> **The data**:
# # #

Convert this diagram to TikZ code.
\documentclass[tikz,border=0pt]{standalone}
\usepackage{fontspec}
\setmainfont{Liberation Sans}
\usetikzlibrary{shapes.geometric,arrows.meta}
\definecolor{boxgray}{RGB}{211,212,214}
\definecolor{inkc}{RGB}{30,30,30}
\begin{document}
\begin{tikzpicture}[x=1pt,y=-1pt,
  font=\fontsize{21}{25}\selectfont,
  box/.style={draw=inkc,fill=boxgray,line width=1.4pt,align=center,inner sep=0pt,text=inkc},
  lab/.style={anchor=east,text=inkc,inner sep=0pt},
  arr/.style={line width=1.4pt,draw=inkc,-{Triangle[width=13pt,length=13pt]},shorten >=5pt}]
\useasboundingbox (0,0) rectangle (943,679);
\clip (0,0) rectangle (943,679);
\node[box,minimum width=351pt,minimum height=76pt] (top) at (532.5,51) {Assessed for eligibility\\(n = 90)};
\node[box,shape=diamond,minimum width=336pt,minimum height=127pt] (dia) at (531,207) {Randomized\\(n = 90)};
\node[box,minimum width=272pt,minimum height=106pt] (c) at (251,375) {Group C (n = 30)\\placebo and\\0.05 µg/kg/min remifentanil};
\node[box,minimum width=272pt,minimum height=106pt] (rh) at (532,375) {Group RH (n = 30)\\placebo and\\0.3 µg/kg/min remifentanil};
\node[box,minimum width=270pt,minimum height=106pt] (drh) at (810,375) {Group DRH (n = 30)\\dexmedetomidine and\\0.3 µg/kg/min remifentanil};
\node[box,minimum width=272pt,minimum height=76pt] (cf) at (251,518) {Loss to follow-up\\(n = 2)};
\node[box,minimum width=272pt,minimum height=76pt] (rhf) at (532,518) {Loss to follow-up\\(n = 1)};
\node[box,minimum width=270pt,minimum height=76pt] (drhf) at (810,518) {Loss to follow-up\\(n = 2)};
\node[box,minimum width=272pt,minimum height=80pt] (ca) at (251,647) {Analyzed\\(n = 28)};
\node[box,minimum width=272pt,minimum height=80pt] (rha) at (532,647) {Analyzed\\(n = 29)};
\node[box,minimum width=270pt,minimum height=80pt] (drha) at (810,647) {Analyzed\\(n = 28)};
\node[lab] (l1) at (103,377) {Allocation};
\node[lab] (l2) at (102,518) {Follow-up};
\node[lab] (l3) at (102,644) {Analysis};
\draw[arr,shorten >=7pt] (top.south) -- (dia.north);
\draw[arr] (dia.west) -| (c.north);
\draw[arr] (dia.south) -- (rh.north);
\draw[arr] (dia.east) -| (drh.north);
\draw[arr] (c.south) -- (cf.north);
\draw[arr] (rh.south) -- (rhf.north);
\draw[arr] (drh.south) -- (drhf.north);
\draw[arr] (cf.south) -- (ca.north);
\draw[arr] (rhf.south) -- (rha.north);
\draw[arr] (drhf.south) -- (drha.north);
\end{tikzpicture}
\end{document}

# # #

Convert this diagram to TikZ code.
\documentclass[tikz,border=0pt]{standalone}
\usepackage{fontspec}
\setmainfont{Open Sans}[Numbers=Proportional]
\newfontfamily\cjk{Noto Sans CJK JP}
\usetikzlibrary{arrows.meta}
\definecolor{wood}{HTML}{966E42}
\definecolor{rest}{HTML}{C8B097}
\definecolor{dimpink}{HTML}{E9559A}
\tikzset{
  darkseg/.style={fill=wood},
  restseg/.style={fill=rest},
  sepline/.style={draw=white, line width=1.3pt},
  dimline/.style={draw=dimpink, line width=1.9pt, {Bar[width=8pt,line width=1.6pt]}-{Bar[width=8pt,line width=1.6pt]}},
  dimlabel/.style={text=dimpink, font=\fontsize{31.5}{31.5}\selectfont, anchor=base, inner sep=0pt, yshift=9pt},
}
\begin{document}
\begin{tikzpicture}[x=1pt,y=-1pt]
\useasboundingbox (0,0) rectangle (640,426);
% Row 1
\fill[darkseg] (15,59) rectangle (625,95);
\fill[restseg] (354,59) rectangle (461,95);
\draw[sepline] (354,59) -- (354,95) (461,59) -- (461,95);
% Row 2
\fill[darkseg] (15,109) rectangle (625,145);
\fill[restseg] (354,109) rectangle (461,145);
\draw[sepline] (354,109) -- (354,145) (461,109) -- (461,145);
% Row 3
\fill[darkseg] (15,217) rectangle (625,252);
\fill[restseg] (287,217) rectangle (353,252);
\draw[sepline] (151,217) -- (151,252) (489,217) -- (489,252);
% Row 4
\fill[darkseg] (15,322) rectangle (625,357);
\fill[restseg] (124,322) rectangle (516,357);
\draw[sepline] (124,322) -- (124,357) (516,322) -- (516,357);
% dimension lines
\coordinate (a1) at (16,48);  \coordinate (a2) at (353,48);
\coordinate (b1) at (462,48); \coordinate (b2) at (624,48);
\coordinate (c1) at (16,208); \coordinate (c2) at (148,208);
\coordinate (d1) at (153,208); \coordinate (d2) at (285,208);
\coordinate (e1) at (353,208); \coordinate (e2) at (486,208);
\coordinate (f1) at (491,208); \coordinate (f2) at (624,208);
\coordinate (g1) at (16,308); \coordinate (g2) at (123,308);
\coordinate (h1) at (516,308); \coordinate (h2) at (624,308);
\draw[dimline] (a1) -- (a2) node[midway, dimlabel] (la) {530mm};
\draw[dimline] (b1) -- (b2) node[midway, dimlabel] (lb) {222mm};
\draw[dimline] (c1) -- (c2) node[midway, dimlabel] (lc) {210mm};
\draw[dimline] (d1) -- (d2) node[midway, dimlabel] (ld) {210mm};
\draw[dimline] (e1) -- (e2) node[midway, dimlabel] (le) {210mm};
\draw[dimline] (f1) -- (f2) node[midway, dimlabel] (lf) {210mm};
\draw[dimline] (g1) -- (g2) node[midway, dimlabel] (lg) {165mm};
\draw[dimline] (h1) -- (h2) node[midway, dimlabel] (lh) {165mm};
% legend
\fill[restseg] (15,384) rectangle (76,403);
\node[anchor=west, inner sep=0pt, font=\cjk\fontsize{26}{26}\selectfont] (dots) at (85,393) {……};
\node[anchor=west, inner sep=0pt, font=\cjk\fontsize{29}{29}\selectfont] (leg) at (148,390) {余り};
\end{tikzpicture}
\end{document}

# # #

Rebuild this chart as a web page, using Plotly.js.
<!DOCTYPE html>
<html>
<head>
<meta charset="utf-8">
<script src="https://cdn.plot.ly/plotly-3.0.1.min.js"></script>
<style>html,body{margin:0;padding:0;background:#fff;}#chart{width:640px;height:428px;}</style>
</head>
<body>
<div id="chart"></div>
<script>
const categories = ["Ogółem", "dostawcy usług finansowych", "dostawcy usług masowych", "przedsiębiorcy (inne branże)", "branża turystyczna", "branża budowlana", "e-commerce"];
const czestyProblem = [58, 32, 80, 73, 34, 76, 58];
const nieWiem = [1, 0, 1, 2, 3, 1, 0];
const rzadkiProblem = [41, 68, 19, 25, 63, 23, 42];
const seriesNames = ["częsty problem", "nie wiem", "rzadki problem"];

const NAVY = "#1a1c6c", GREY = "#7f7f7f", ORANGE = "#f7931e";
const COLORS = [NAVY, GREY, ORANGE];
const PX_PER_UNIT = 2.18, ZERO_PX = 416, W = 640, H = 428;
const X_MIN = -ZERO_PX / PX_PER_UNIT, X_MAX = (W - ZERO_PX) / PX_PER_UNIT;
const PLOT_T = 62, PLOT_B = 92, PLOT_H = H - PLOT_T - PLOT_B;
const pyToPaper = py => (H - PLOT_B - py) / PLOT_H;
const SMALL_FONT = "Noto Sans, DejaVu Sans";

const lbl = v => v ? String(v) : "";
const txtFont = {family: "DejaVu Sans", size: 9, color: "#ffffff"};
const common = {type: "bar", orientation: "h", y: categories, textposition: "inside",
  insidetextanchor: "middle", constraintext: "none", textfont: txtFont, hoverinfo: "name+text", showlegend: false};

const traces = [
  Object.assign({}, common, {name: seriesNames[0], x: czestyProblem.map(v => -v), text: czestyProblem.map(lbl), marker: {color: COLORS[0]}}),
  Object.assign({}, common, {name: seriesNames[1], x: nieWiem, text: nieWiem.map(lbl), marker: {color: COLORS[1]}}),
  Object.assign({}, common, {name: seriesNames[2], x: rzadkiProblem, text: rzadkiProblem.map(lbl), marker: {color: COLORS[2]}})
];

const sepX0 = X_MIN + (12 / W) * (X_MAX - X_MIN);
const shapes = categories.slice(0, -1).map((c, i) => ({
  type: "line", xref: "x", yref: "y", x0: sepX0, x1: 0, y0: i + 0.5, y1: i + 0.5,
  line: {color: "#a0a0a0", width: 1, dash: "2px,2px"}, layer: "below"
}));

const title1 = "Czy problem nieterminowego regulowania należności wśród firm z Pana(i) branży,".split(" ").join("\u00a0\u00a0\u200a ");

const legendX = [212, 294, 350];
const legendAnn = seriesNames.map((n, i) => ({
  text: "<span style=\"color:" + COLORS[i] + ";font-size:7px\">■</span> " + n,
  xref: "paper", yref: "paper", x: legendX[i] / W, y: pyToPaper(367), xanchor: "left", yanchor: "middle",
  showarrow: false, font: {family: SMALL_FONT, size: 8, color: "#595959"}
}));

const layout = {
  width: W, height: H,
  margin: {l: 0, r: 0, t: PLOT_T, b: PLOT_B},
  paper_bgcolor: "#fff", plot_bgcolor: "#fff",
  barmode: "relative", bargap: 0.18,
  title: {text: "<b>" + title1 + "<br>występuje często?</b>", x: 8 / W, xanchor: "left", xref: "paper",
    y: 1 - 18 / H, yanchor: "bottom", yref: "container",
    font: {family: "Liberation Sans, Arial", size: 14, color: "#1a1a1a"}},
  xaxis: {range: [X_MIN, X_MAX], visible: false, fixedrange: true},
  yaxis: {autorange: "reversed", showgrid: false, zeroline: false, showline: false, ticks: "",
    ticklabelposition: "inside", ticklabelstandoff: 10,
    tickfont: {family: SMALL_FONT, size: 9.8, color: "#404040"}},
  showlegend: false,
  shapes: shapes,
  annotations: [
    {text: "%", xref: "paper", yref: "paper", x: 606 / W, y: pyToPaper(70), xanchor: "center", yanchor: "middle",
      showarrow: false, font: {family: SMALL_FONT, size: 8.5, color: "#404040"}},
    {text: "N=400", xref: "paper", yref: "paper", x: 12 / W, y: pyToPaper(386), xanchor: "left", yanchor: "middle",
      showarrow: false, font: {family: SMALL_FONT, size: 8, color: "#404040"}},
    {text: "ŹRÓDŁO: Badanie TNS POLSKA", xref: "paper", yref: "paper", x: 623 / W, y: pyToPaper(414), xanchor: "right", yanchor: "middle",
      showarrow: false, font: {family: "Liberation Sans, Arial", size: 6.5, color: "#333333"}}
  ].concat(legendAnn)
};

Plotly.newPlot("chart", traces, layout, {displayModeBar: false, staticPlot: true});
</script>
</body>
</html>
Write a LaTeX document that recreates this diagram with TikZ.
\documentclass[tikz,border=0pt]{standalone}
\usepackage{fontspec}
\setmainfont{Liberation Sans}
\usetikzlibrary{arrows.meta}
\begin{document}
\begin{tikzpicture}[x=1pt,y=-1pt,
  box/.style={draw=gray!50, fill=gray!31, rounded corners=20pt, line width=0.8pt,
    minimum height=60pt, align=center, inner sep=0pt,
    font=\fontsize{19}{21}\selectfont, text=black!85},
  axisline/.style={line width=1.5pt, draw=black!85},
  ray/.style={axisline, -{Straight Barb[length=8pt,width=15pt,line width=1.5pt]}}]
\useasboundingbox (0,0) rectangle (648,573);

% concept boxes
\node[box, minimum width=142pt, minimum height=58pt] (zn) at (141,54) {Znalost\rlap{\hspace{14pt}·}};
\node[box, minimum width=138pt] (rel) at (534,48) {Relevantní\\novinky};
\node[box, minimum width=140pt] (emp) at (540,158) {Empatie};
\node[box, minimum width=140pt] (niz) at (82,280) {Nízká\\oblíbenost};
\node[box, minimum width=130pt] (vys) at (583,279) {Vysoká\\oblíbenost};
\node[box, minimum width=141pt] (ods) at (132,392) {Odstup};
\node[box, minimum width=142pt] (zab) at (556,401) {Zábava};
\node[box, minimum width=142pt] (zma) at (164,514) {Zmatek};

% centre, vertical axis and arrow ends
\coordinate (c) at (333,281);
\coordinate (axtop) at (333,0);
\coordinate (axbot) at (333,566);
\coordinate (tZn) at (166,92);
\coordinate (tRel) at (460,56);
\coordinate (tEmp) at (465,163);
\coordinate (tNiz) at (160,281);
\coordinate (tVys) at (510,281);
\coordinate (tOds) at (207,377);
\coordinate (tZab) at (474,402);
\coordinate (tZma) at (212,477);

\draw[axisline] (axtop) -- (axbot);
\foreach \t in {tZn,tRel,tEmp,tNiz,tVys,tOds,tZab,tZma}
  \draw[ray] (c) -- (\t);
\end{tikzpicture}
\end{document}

# # #

> **What is needed**: In the records, locate each line holding the string "chart" and copy it.

> **Correct response**:
Rebuild this chart as a web page, using Plotly.js.
<style>html,body{margin:0;padding:0;background:#fff;}#chart{width:640px;height:428px;}</style>
<div id="chart"></div>
Plotly.newPlot("chart", traces, layout, {displayModeBar: false, staticPlot: true});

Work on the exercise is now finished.